If you’ve recently started to clear out your garage then you might have unearthed a few things you wish you hadn’t. If you’re an arachnophobe then chances are you’ve been sent running and screaming out of the garage a few times by now. With reports of super-sized creepy crawlies lurking in our garages, now is the time to get your gloves on and clean out that garage! Don’t give them a cosy home if you don’t want them entering your cosy home. Sort out all those boxes and random bits of junk so they can’t set up camp in a warm, damp corner. For storage solutions, think about Garage Shelving instead of boxes. For more information, visit https://www.garage-shelving.co.uk
Here are some of the spiders you are most likely to encounter in and around our homes:
Missing Sector Orb Web Spider
This is one spider who often ventures indoors during autumn and winter. It gets its name from the fact that the web it spins has one full section missing. It is a fairly small spider and is not at all dangerous. It has a pale body and legs with silvery-grey markings on the abdomen.
Daddy Long Legs Spider
These are the fellas usually seen hanging in the corner on the ceiling. It has a tiny body but long, thin legs. These spiders are fairly harmless, although they can bite but it won’t do you any harm apart from a mild, brief burning feeling, if anything.
Giant House Spider
These are the big chaps that usually make us scream and run away. Commonly found around the home from September onwards as they hunt for a mate. Most often found in the bath tub, garages, sheds, attics and cavity walls. They can measure up to 120mm and although potentially they can bite and do have venom, they don’t pose much of a threat as they are not aggressive.
Lace Web Spider
This arachnid spins a stunning web and are usually found on fences or outside walls but will come inside in the autumn months. They generally grow to a size of around 20mm and are brown with yellow markings on the abdomen. Be aware of these critters as they have been known to bite and the bite can be painful with some swelling for about 12 hours.
False Widow Spider
This spider has a very bad reputation and is known as the most venomous spider in the UK. The species usually has an overall size of 20mm and is recognised by a dark brown colour and a bulbous abdomen. Adult female false widow spiders are known to have bitten humans, although they are not usually aggressive and attacks on people are rare and there are no reported UK deaths. Symptoms of a bite can range from a numb sensation to severe swelling and discomfort.
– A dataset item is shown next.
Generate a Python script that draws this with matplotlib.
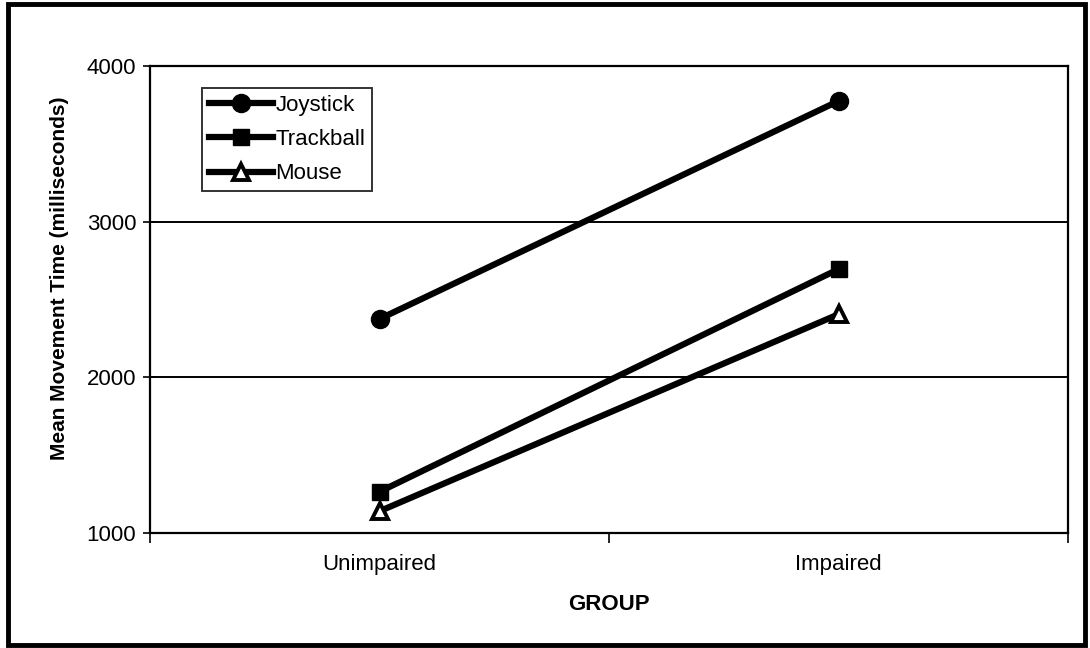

This is one huge spider and is the biggest species in the UK with an average length of 14cm. Interestingly, it is known as the cardinal spider in Britain because legend says that Cardinal Thomas Wolsey was terrified by this species at Hampton Court back in the 16th century. Although they are mainly harmless to humans, these arachnids get a bad reputation because of their huge size, incredible speed and their nocturnal habits.